W drugiej części otrzymujemy serię historii, w których rockandrollowe ekscesy ustępują miejsca wątkom obyczajowym: o walce z demonami przeszłości, ciemnej stronie popularności i zgubnych skutków eksperymentowania z narkotykami. Lee bezskutecznie ratuje małżeństwo, Mars boryka się z postępującym zesztywniającym zapaleniem stawów kręgosłupa.
Sixx natomiast tonie w narkotykowym nałogu. Na heroinę potrafi wydać 1000 dolarów dziennie. Ostatecznie jeden z incydentów z przedawkowaniem w 1987 r. nieomal kończy się tragedią i prowadzi do kilkuminutowego stanu śmierci klinicznej. Lekarze cudem przywracają akcję serca. Sixx od tego momentu postanawia zerwać z nałogiem, ale zanim to nastąpi, pierwsze, co robi po powrocie do domu, to sięga po heroinę.
Zespół po tych wydarzeniach przechodzi okres trzeźwości i mimo sukcesów, miota się pomiędzy wyczerpaniem i frustracją powodowanymi niekończącym koncertowaniem i piętrzącymi się problemami. Ostatecznie Neil opuszcza zespół, a niedługo później, osamotniony, przyjmuje ogromny cios od losu - stratę walczącej z rakiem kilkuletniej córki, Skylar.

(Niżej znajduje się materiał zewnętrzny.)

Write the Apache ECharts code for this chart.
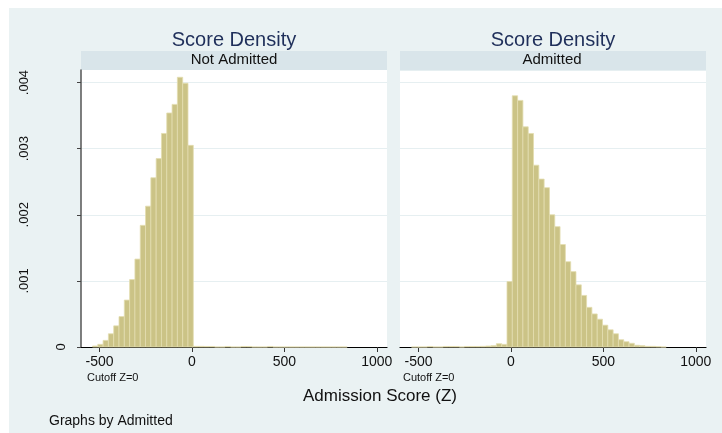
<!DOCTYPE html>
<html>
<head>
<meta charset="utf-8">
<script src="https://cdn.jsdelivr.net/npm/echarts@6/dist/echarts.min.js"></script>
<style>
  html, body { margin: 0; padding: 0; background: #fff; }
  #main { width: 722px; height: 433px; }
</style>
</head>
<body>
<div id="main"></div>
<script>
// histogram bins (shared by both panels)
const binStart = -537.9
const binWidth = 28.7
// density per bin
const notAdmitted = [
    0.000015, 0.00004, 0.0001, 0.0002, 0.00032, 0.00046, 0.00071, 0.00102, 0.00133, 0.00184,
    0.00213, 0.00256, 0.00285, 0.00323, 0.00354, 0.00367, 0.00408, 0.00399, 0.00305, 0.00001,
    0.00001, 0.000008, 0.000008, 0, 0, 0.000008, 0, 0, 0.000008, 0.000008,
    0, 0, 0, 0.000008, 0, 0, 0, 0, 0, 0,
    0, 0, 0, 0, 0, 0, 0, 0
]
const admitted = [
    0, 0, 0, 0.000008, 0, 0, 0.000008, 0.000008, 0.000008, 0,
    0.000008, 0.000008, 0.000008, 0.00001, 0.000015, 0.00002, 0.00005, 0.00004, 0.00099, 0.0038,
    0.00373, 0.00333, 0.00323, 0.00275, 0.00254, 0.00241, 0.002, 0.00182, 0.00155, 0.00129,
    0.00114, 0.00094, 0.00078, 0.0006, 0.0005, 0.00042, 0.00033, 0.00026, 0.0002, 0.00011,
    0.00008, 0.000056, 0.000026, 0.00002, 0.00001, 0.00001, 0.000005, 0
]
const panelNames = ['Not Admitted', 'Admitted']
const xTicks = [-500, 0, 500, 1000]
const yTicks = [0.001, 0.002, 0.003, 0.004]

const FONT = '"Liberation Sans", Arial, sans-serif'
const GRIDS = [{ left: 81, top: 70, width: 306, height: 277 }, { left: 400, top: 70, width: 306, height: 277 }]

// 把每个bin变成 [起点, 终点, 密度]
function toBins(arr) {
    return arr.map((d, i) => [binStart + i * binWidth, binStart + (i + 1) * binWidth, d])
}

function renderBin(params, api) {
    const p0 = api.coord([api.value(0), api.value(2)])
    const p1 = api.coord([api.value(1), 0])
    return {
        type: 'rect',
        shape: { x: p0[0], y: p0[1], width: p1[0] - p0[0], height: p1[1] - p0[1] },
        style: { fill: '#cbc386', stroke: '#e3ddb0', lineWidth: 0.8 }
    }
}

function txt(text, x, y, size, color, align) {
    return {
        type: 'text', x: x, y: y, z: 10,
        style: {
            text: text, font: size + 'px ' + FONT, fill: color,
            align: align || 'center', textAlign: align || 'center',
            verticalAlign: 'middle', textVerticalAlign: 'middle'
        }
    }
}

const xAxisBase = {
    type: 'value', min: -600, max: 1055,
    axisLine: { show: true, onZero: false, lineStyle: { color: '#000', width: 1.2 } },
    axisTick: { show: true, length: 5, customValues: xTicks, lineStyle: { color: '#333' } },
    axisLabel: { customValues: xTicks, margin: 8, fontSize: 14, fontFamily: FONT, color: '#111', formatter: v => String(v) },
    splitLine: { show: false }
}
const yBase = { type: 'value', min: 0, max: 0.00419, position: 'left' }

var myChart = echarts.init(document.getElementById('main'))

var option = {
    backgroundColor: '#eaf2f3',
    animation: false,
    grid: GRIDS.map(g => Object.assign({ show: true, backgroundColor: '#fff', borderWidth: 0 }, g)),
    xAxis: [
        Object.assign({ gridIndex: 0 }, xAxisBase),
        Object.assign({ gridIndex: 1 }, xAxisBase)
    ],
    yAxis: [
        Object.assign({
            gridIndex: 0,
            axisLine: { show: true, onZero: false, lineStyle: { color: '#555', width: 1.5 } },
            axisTick: { show: true, length: 4, customValues: [0].concat(yTicks), lineStyle: { color: '#444' } },
            axisLabel: {
                customValues: yTicks, rotate: 90, margin: 50, fontSize: 13, fontFamily: FONT, color: '#111',
                formatter: v => String(v).replace('0.', '.')
            },
            splitLine: { show: true, lineStyle: { color: '#e6eff1', width: 1 } }
        }, yBase),
        // "0" 标签位置不一样，单独一个轴
        Object.assign({
            gridIndex: 0,
            axisLine: { show: false, onZero: false }, axisTick: { show: false }, splitLine: { show: false },
            axisLabel: { customValues: [0], rotate: 90, margin: 13, fontSize: 13, fontFamily: FONT, color: '#111' }
        }, yBase),
        Object.assign({
            gridIndex: 1,
            axisLine: { show: false, onZero: false }, axisTick: { show: false }, axisLabel: { show: false },
            splitLine: { show: true, lineStyle: { color: '#e6eff1', width: 1 } }
        }, yBase)
    ],
    graphic: [
        // 左边和上边的白边
        { type: 'rect', shape: { x: 0, y: 0, width: 9, height: 433 }, style: { fill: '#fff' } },
        { type: 'rect', shape: { x: 0, y: 0, width: 722, height: 8 }, style: { fill: '#fff' } },
        // strips
        { type: 'rect', shape: { x: 81, y: 51, width: 306, height: 19 }, style: { fill: '#d9e5ea' } },
        { type: 'rect', shape: { x: 400, y: 51, width: 306, height: 19 }, style: { fill: '#d9e5ea' } },
        txt('Score Density', 234, 40, 20, '#1f2f5a'),
        txt('Score Density', 553, 40, 20, '#1f2f5a'),
        txt(panelNames[0], 234, 60, 15, '#111'),
        txt(panelNames[1], 552, 60, 15, '#111'),
        txt('Cutoff Z=0', 87, 378, 11, '#111', 'left'),
        txt('Cutoff Z=0', 403, 378, 11, '#111', 'left'),
        txt('Admission Score (Z)', 380, 396, 17, '#111'),
        txt('Graphs by Admitted', 49, 421, 14, '#111', 'left')
    ],
    series: [
        {
            type: 'custom', xAxisIndex: 0, yAxisIndex: 0, renderItem: renderBin,
            encode: { x: [0, 1], y: 2 }, data: toBins(notAdmitted), z: 2
        },
        {
            type: 'custom', xAxisIndex: 1, yAxisIndex: 2, renderItem: renderBin,
            encode: { x: [0, 1], y: 2 }, data: toBins(admitted), z: 2
        }
    ]
}

myChart.setOption(option)
</script>
</body>
</html>
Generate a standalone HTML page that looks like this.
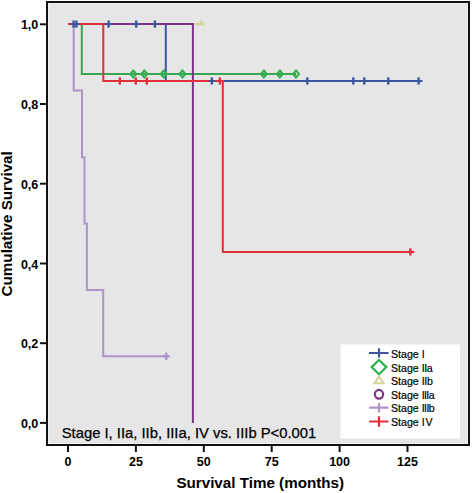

Mötley Crüe z kolei bez charyzmatycznego frontmana jest spisane na niepowodzenie. Epizod z nowym wokalistą zostaje zepchnięty w niepamięć. Filmowy John Corabi dostaje na ekranie zaledwie moment w wywiadzie dla MTV i krótkie wyjście na scenę.
Jak feniks z popiołów
Wyjście z sytuacji jest jedno: Sixx musi zebrać zespół znów razem i ratować to, co z niego zostało. Ale iście hollywoodzki, wzruszający happy end jednoczący zespół, wypada raczej ckliwie. Zwłaszcza, że fani zespołu wiedzą, że pierwsze próby pojednania w latach 90. nie nastąpiły za dotknięciem czarodziejskiej różdżki, ale były wymuszone przez agentów i prawników. Nie dowiemy się zbyt wiele, co działo się z zespołem dalej. Jak na zespół o ponad trzydziestoletniej karierze, naznaczonej pod koniec rozstaniami i powrotami, podsumowanie "i grali razem jeszcze przez 20 lat", jest nad wyraz zdawkowe.
Po tym, jakie wrażenie robiła książka, można było się spodziewać prawdziwej bomby, tymczasem siła rażenia filmu jest zdecydowanie mniejsza. Tu nie chodzi o kronikarską dokładność. Ale przygodowa opowieść o czterech wyrzutkach: "starcu", wiecznym uciekinierze z rozbitej rodziny, podrywaczu i nieokrzesanym dzieciaku, którzy, choć początkowo nie wierzył w nich prawie nikt, odnieśli spektakularny sukces i zdobyli międzynarodową sławę. Szkoda tylko, że w trwającej niecałe 2 godziny produkcji pod natłokiem wątków zabrakło głębszej analizy psychiki bohaterów, którzy ostatecznie przyznają, że żałują wielu wybryków.
Niemniej, to wciąż opowieść, którą nieźle się ogląda na ekranie. Douglas Booth oddał całą dekadencję, jaka charakteryzowała Nikkiego Sixxa, nieokiełznana energia rapera Machine Gun Kelly sprawdziła się w sportretowaniu Tomm'ego Lee, Daniel Webber zachował charakter podrywacza godny Vince'a Neila, a Iwan Rheon jest przekonujący jako najbardziej skryty ze wszystkich Mick Mars. Mötley Crüe grają jak dobrze naoliwiona maszyna. Bezkompromisowy "Brud" to zdecydowanie pozycja dla fanów Mötley Crüe i miłośników rockandrollowej jazdy bez trzymanki.